What attention a country gives to general public welfare reflects the priorities and values of the elected leaders. Spain and its autonomous Canary Islands are generous in terms of public squares with statues and fountains, and small public playgrounds for children. Something which is less widespread in France where streets in towns and villages have concentrated on the needs of mainly adult males to drink and smoke in cafés among male peers. Small Seychelles during its socialist era saw to it that every island be endowed with a public library even though reading material was widely selective and excluded books which were not in tune with socialist ideology.

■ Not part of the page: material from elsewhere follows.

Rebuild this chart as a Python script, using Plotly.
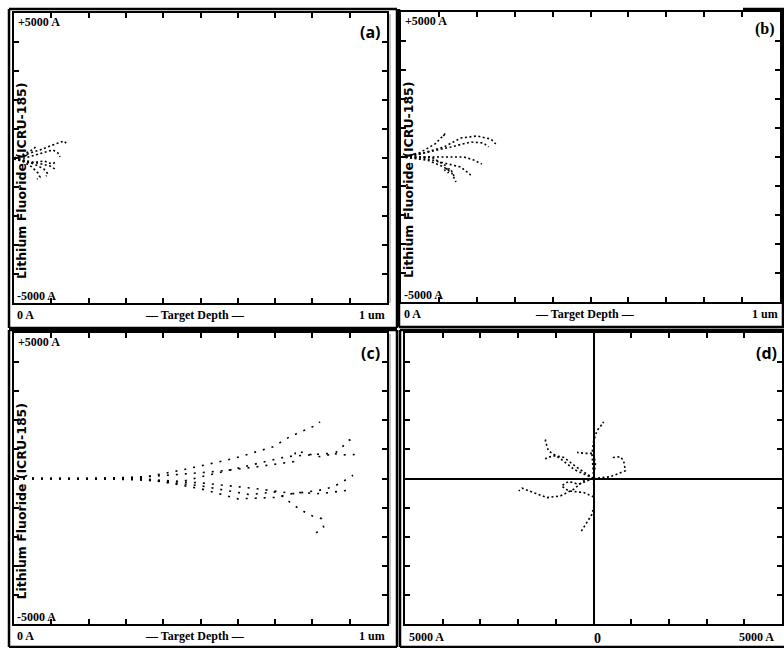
import plotly.graph_objects as go

W, H = 784, 648

# ---------------- data (Angstrom) ----------------
# Panel (a): depth (x) and lateral (y) of ion trajectories
a_tracks_x = [
    [0, 214, 429, 697, 965, 1179, 1340, 1420],
    [0, 295, 563, 831, 1045, 1179, 1233],
    [0, 214, 482, 750, 965, 1099],
    [0, 268, 482, 643, 697, 616],
    [0, 161, 375, 536, 590],
    [0, 322, 590, 804, 911, 858],
    [0, 429, 804, 1018, 1125],
]
a_tracks_y = [
    [0, 69, 173, 277, 415, 519, 588, 484],
    [0, 0, 104, 208, 277, 173, 35],
    [0, -69, -138, -208, -277, -381],
    [0, -138, -311, -519, -657, -727],
    [0, 69, 208, 311, 415],
    [0, -104, -242, -381, -554, -623],
    [-35, -173, -104, -208, -138],
]

# Panel (b)
b_tracks_x = [
    [0, 420, 1130, 1580, 2000, 2370, 2500],
    [0, 605, 1315, 1840, 2180, 2310],
    [0, 526, 1130, 1660, 1920, 2130],
    [0, 605, 1130, 1580, 1840],
    [0, 684, 1130, 1340, 1450],
    [0, 800, 1180, 1250, 1150, 1300, 1400],
    [0, 500, 900, 1180, 1100],
]
b_tracks_y = [
    [0, 69, 345, 655, 725, 620, 450],
    [0, 138, 345, 518, 483, 345],
    [0, 0, 0, 0, -104, -241],
    [0, -35, -207, -345, -621],
    [0, -104, -345, -552, -862],
    [0, 0, -300, -550, -450, -400, -650],
    [0, 150, 450, 828, 700],
]

# Panel (c)
c_tracks_x = [
    [0, 2000, 3500, 4500, 5900, 6950, 7400, 7930, 8150, 8200],
    [0, 2500, 4000, 5500, 6500, 7500, 7550, 8200, 8600, 8800, 9000, 8900],
    [0, 3000, 4500, 5500, 6500, 7300, 7900, 8500, 8800, 9270],
    [0, 3000, 5000, 6500, 7500, 8200, 8550, 8800, 9090],
    [0, 3200, 5000, 6300, 7040, 7500, 7930, 8250, 8300, 8070],
    [0, 3500, 5000, 6000, 7000, 7600, 8200, 8700, 9000],
]
c_tracks_y = [
    [0, 0, 50, 290, 690, 1090, 1440, 1720, 1860, 1950],
    [0, -20, 100, 250, 400, 580, 950, 750, 860, 1090, 1320, 1380],
    [0, 0, -100, 200, 500, 750, 810, 870, 810, 830],
    [0, -30, -150, -350, -520, -400, -290, -120, 110],
    [0, 0, -250, -550, -460, -920, -1260, -1380, -1670, -1900],
    [0, 0, -350, -700, -650, -480, -520, -450, -400],
]

# Panel (d): lateral projection
d_tracks_x = [
    [0, 5, -40, 5, 93, 225, 270, 180],
    [0, -437, -790, -1011, -1232, -1290],
    [0, 447, 845, 800, 712, 535, 491],
    [0, -261, -525, -879, -1232, -1586, -1895, -1983],
    [0, 22, -40, -217, -350],
    [0, 49, 5, -217, -437],
    [0, -400, -658, -850, -658, -261, 49],
    [0, -500, -900, -1200, -1276, -1264],
]
d_tracks_y = [
    [0, 35, 839, 1300, 1645, 1875, 1932, 1875],
    [0, 380, 725, 782, 725, 644],
    [0, 60, 265, 610, 748, 725, 667],
    [0, -82, -370, -600, -657, -485, -336, -427],
    [0, -888, -1232, -1577, -1865],
    [0, 494, 862, 862, 897],
    [0, -196, -100, -253, -427, -485, -657],
    [0, 300, 700, 955, 1300, 1357],
]

panel_letters = ["(a)", "(b)", "(c)", "(d)"]
y_title = "Lithium Fluoride (ICRU-185)"
depth_labels = ["0 A", "\u2014 Target Depth \u2014", "1 um"]
lat_top, lat_bot = "+5000 A", "-5000 A"
d_labels = ["5000 A", "0", "5000 A"]

# ---------------- layout helpers ----------------
def px(x):
    return x / W

def py(y):
    return 1 - y / H

frames = {  # left, right, top, bottom in pixels
    "a": (14, 387, 13, 303),
    "b": (401, 780, 12, 302),
    "c": (14, 387, 333, 624),
    "d": (405, 782, 333, 624),
}

fig = go.Figure()

panels = [
    ("a", "x", "y", a_tracks_x, a_tracks_y, "2px,2.5px"),
    ("b", "x2", "y2", b_tracks_x, b_tracks_y, "2px,2.5px"),
    ("c", "x3", "y3", c_tracks_x, c_tracks_y, "2px,7px"),
    ("d", "x4", "y4", d_tracks_x, d_tracks_y, "2px,2.5px"),
]

for key, xa, ya, TX, TY, dash in panels:
    for tx, ty in zip(TX, TY):
        fig.add_trace(go.Scatter(
            x=tx, y=ty, mode="lines", xaxis=xa, yaxis=ya,
            line=dict(color="black", width=1.6, dash=dash),
            hoverinfo="skip", showlegend=False,
        ))

axis_common = dict(
    ticks="inside", ticklen=5, tickwidth=1.5, tickcolor="black",
    showline=True, linewidth=2, linecolor="black", mirror="ticks",
    showgrid=False, showticklabels=False, fixedrange=True,
)

layout_axes = {}
names = ["", "2", "3", "4"]
for (key, xa, ya, *_), n in zip(panels, names):
    l, r, t, b = frames[key]
    if key == "d":
        xr, yr = [-5000, 5000], [-5000, 5000]
        xt = list(range(-5000, 5001, 1000))
        zl = True
    else:
        xr, yr = [0, 10000], [-5000, 5000]
        xt = list(range(0, 10001, 1000))
        zl = False
    yt = list(range(-5000, 5001, 1000))
    layout_axes["xaxis" + n] = dict(
        axis_common, domain=[px(l), px(r)], range=xr, tickvals=xt,
        anchor="y" + n, zeroline=zl, zerolinecolor="black", zerolinewidth=1.5)
    layout_axes["yaxis" + n] = dict(
        axis_common, domain=[py(b), py(t)], range=yr, tickvals=yt,
        anchor="x" + n, zeroline=zl, zerolinecolor="black", zerolinewidth=1.5)

fig.update_layout(
    width=W, height=H, margin=dict(l=0, r=0, t=0, b=0),
    paper_bgcolor="white", plot_bgcolor="white", showlegend=False,
    **layout_axes,
)

# outer boxes
shapes = []
def seg(x0, y0, x1, y1, w=2.5, c="black"):
    shapes.append(dict(type="line", xref="paper", yref="paper",
                       x0=px(x0), y0=py(y0), x1=px(x1), y1=py(y1),
                       line=dict(color=c, width=w)))

# panel a box
seg(9, 9, 397, 9); seg(9, 9, 9, 328); seg(397, 9, 397, 328); seg(9, 328, 397, 328)
seg(390, 14, 390, 303, w=1.5, c="#b0b0b0")
# panel b box
seg(743, 9, 784, 9); seg(399, 9, 399, 327); seg(399, 327, 784, 327); seg(783, 9, 783, 327)
# panel c box
seg(9, 330, 397, 330); seg(9, 330, 9, 647); seg(397, 330, 397, 647); seg(9, 647, 397, 647)
seg(390, 334, 390, 624, w=1.5, c="#b0b0b0")
# panel d box
seg(400, 330, 784, 330); seg(400, 330, 400, 647); seg(400, 647, 784, 647)
fig.update_layout(shapes=shapes)

ann = []
def text(x, y, s, font, xanchor="center", angle=0, bg=None):
    d = dict(x=px(x), y=py(y), xref="paper", yref="paper", text=s,
             showarrow=False, xanchor=xanchor, yanchor="middle",
             textangle=angle, font=font)
    if bg:
        d["bgcolor"] = bg
    ann.append(d)

bold_serif = dict(family="Liberation Serif", size=12, color="black", weight="bold")
bold_sans = dict(family="Open Sans", size=16, color="black", weight="bold")
title_font = dict(family="DejaVu Sans", size=12.5, color="black", weight="bold")

# depth-plot panels a, b, c
for key in ("a", "b", "c"):
    l, r, t, b = frames[key]
    lab_y = b + 12
    text(l + 1, lab_y, "<b>" + depth_labels[0] + "</b>", bold_serif, xanchor="left")
    text((l + r) / 2 - 6, lab_y, "<b>" + depth_labels[1] + "</b>", bold_serif)
    text(r, lab_y, "<b>" + depth_labels[2] + "</b>", bold_serif, xanchor="right")
    text(l + 2, t + 9, "<b>" + lat_top + "</b>", bold_serif, xanchor="left")
    text(l + 1, b - 7, "<b>" + lat_bot + "</b>", bold_serif, xanchor="left")
    text(l + 7, (t + b) / 2 + 23, "<b>" + y_title + "</b>", title_font, angle=-90)

# panel d labels
text(407, 637, "<b>" + d_labels[0] + "</b>", bold_serif, xanchor="left")
text(597, 638, "<b>" + d_labels[1] + "</b>", dict(bold_serif, size=14))
text(776, 637, "<b>" + d_labels[2] + "</b>", bold_serif, xanchor="right")

# panel letters
text(370, 32, "<b>" + panel_letters[0] + "</b>", bold_sans)
text(765, 29, "<b>" + panel_letters[1] + "</b>", dict(bold_serif, size=16))
text(370, 353, "<b>" + panel_letters[2] + "</b>", bold_sans)
text(766, 353, "<b>" + panel_letters[3] + "</b>", bold_sans)

fig.update_layout(annotations=ann)
fig.write_html("out.html")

Singapore’s style of integrating children’s playgrounds in shopping malls, which are commercial and not free, are not desirable in Mauritius. Unlike the city-state which does not enjoy a wider surface, over here we’d rather have natural public playgrounds and not the ones sold by two supermarkets in Grand Bay.

What we mean by public parks in this column is a wide space with small alleys lined with trees and flowers, a playground for children and spots with lawns and fountains. Not the two small playgrounds we have in Triolet. Public parks are a product of intense urbanization in big countries, one might argue, and tropical islands are blessed with natural beauty. But amid shrinking space due to overcrowding and real estate and property development, different options should be envisaged.

Recently, the Prime Minister donned his jogging outfit and was shown on television jogging along with the minister of sports to promote physical activities. Fine. The trouble is that where on earth do politicians think the public in this country can go for a walk let alone a daily jogging?

As regards libraries, we hope that the interview of Chetan Ramchurn, published in Mauritius Times recently, will be favourably echoed in the government. More than 18 years have already been wasted in total neglect for this aspect of development. Again, in a space-saving strategy already existing-neighbouring parking lots can be used for new buildings. For instance, a library in Triolet will be best located near the future sports complex in the neighbourhood of the bazaar.

Last but not least, it is high time inhabitants in rural areas pay a tax and contribute to services provided locally.

We do hope that the promise of new projects does not boil down to vote-winning gimmicks during the forthcoming electoral campaign. First and foremost, to implement new projects, the authorities should take full stock of the overall benefits in terms of socializing, public interaction, intellectual and physical development and the importance of promoting them. Have they?